* **What to do**: Every entry below must be repeated exactly; skip the pictures.

* **Supplied records**:
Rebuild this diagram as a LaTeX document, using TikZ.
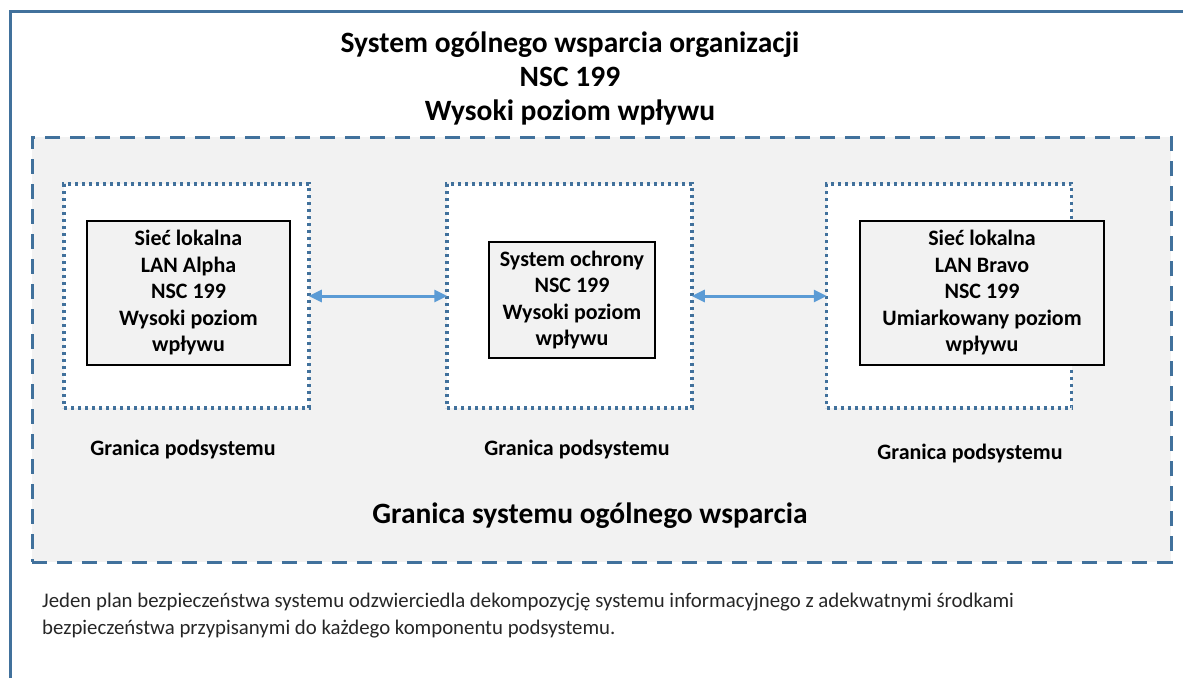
\documentclass[tikz,border=0pt]{standalone}
\usepackage{fontspec}
\setmainfont{Carlito}
\usetikzlibrary{positioning,arrows.meta}
\definecolor{frameblue}{RGB}{65,113,156}
\definecolor{arrowblue}{RGB}{91,155,213}
\definecolor{gray95}{RGB}{242,242,242}
\definecolor{textgray}{RGB}{38,38,38}

\begin{document}
\begin{tikzpicture}
[x=1pt,y=-1pt,align=center,inner sep=0pt,font=\bfseries\fontsize{22}{26.5}\selectfont]
\tikzstyle{outer}=[draw=frameblue,line width=3pt,dash pattern=on 15pt off 10pt,fill=gray95,minimum width=1139pt,minimum height=425pt]
\tikzstyle{subsys}=[draw=frameblue,line width=3.5pt,dash pattern=on 3pt off 4pt,fill=white,minimum width=245pt,minimum height=224pt]
\tikzstyle{plain}=[draw,line width=1.8pt,fill=gray95]
\tikzstyle{link}=[arrowblue,line width=3pt,shorten <=-2pt,shorten >=-2pt,{Triangle[length=13pt,width=12pt]}-{Triangle[length=13pt,width=12pt]}]

\useasboundingbox (0,0) rectangle (1183,678);
\draw [frameblue,line width=3pt] (10,678) -- (10,11) -- (1183,11);

\draw node at (570,78) [font=\bfseries\fontsize{29.5}{34}\selectfont] (title) {System ogólnego wsparcia organizacji\\NSC 199\\Wysoki poziom wpływu};

\draw node [outer] at (601.5,349.5) (gss) {};
\draw node [subsys] at (186.5,296) (sysA) {};
\draw node [subsys] at (569.5,296) (sysO) {};
\draw node [subsys] at (949,296) (sysB) {};

\draw node [plain,minimum width=203pt,minimum height=144pt] at (188.5,293) (lanA) {Sieć lokalna\\LAN Alpha\\NSC 199\\Wysoki poziom\\wpływu};
\draw node [plain,minimum width=166pt,minimum height=116pt] at (572,300) (ochr) {System ochrony\\NSC 199\\Wysoki poziom\\wpływu};
\draw node [plain,minimum width=244pt,minimum height=144pt] at (982,293) (lanB) {Sieć lokalna\\LAN Bravo\\NSC 199\\Umiarkowany poziom\\wpływu};

\draw [link] (sysA) -- (sysO);
\draw [link] (sysO) -- (sysB);

\draw node at (183,450) (granA) {Granica podsystemu};
\draw node at (577,450) (granO) {Granica podsystemu};
\draw node at (970,454) (granB) {Granica podsystemu};
\draw node at (590,516) [font=\bfseries\fontsize{29.5}{34}\selectfont] (granG) {Granica systemu ogólnego wsparcia};

\draw node [anchor=west,align=left,text=textgray,font=\fontsize{20.8}{27}\selectfont] at (42,616) (note) {Jeden plan bezpieczeństwa systemu odzwierciedla dekompozycję systemu informacyjnego z adekwatnymi środkami\\bezpieczeństwa przypisanymi do każdego komponentu podsystemu.};

\end{tikzpicture}
\end{document}
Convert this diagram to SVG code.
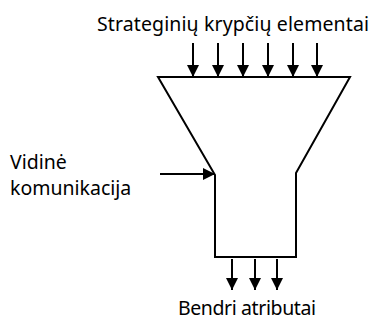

* **Solved problem**:
Rebuild this diagram as a LaTeX document, using TikZ.
\documentclass[tikz,border=0pt]{standalone}
\usepackage{fontspec}
\setmainfont{Carlito}
\usetikzlibrary{positioning,arrows.meta}
\definecolor{frameblue}{RGB}{65,113,156}
\definecolor{arrowblue}{RGB}{91,155,213}
\definecolor{gray95}{RGB}{242,242,242}
\definecolor{textgray}{RGB}{38,38,38}

\begin{document}
\begin{tikzpicture}
[x=1pt,y=-1pt,align=center,inner sep=0pt,font=\bfseries\fontsize{22}{26.5}\selectfont]
\tikzstyle{outer}=[draw=frameblue,line width=3pt,dash pattern=on 15pt off 10pt,fill=gray95,minimum width=1139pt,minimum height=425pt]
\tikzstyle{subsys}=[draw=frameblue,line width=3.5pt,dash pattern=on 3pt off 4pt,fill=white,minimum width=245pt,minimum height=224pt]
\tikzstyle{plain}=[draw,line width=1.8pt,fill=gray95]
\tikzstyle{link}=[arrowblue,line width=3pt,shorten <=-2pt,shorten >=-2pt,{Triangle[length=13pt,width=12pt]}-{Triangle[length=13pt,width=12pt]}]

\useasboundingbox (0,0) rectangle (1183,678);
\draw [frameblue,line width=3pt] (10,678) -- (10,11) -- (1183,11);

\draw node at (570,78) [font=\bfseries\fontsize{29.5}{34}\selectfont] (title) {System ogólnego wsparcia organizacji\\NSC 199\\Wysoki poziom wpływu};

\draw node [outer] at (601.5,349.5) (gss) {};
\draw node [subsys] at (186.5,296) (sysA) {};
\draw node [subsys] at (569.5,296) (sysO) {};
\draw node [subsys] at (949,296) (sysB) {};

\draw node [plain,minimum width=203pt,minimum height=144pt] at (188.5,293) (lanA) {Sieć lokalna\\LAN Alpha\\NSC 199\\Wysoki poziom\\wpływu};
\draw node [plain,minimum width=166pt,minimum height=116pt] at (572,300) (ochr) {System ochrony\\NSC 199\\Wysoki poziom\\wpływu};
\draw node [plain,minimum width=244pt,minimum height=144pt] at (982,293) (lanB) {Sieć lokalna\\LAN Bravo\\NSC 199\\Umiarkowany poziom\\wpływu};

\draw [link] (sysA) -- (sysO);
\draw [link] (sysO) -- (sysB);

\draw node at (183,450) (granA) {Granica podsystemu};
\draw node at (577,450) (granO) {Granica podsystemu};
\draw node at (970,454) (granB) {Granica podsystemu};
\draw node at (590,516) [font=\bfseries\fontsize{29.5}{34}\selectfont] (granG) {Granica systemu ogólnego wsparcia};

\draw node [anchor=west,align=left,text=textgray,font=\fontsize{20.8}{27}\selectfont] at (42,616) (note) {Jeden plan bezpieczeństwa systemu odzwierciedla dekompozycję systemu informacyjnego z adekwatnymi środkami\\bezpieczeństwa przypisanymi do każdego komponentu podsystemu.};

\end{tikzpicture}
\end{document}
Convert this diagram to SVG code.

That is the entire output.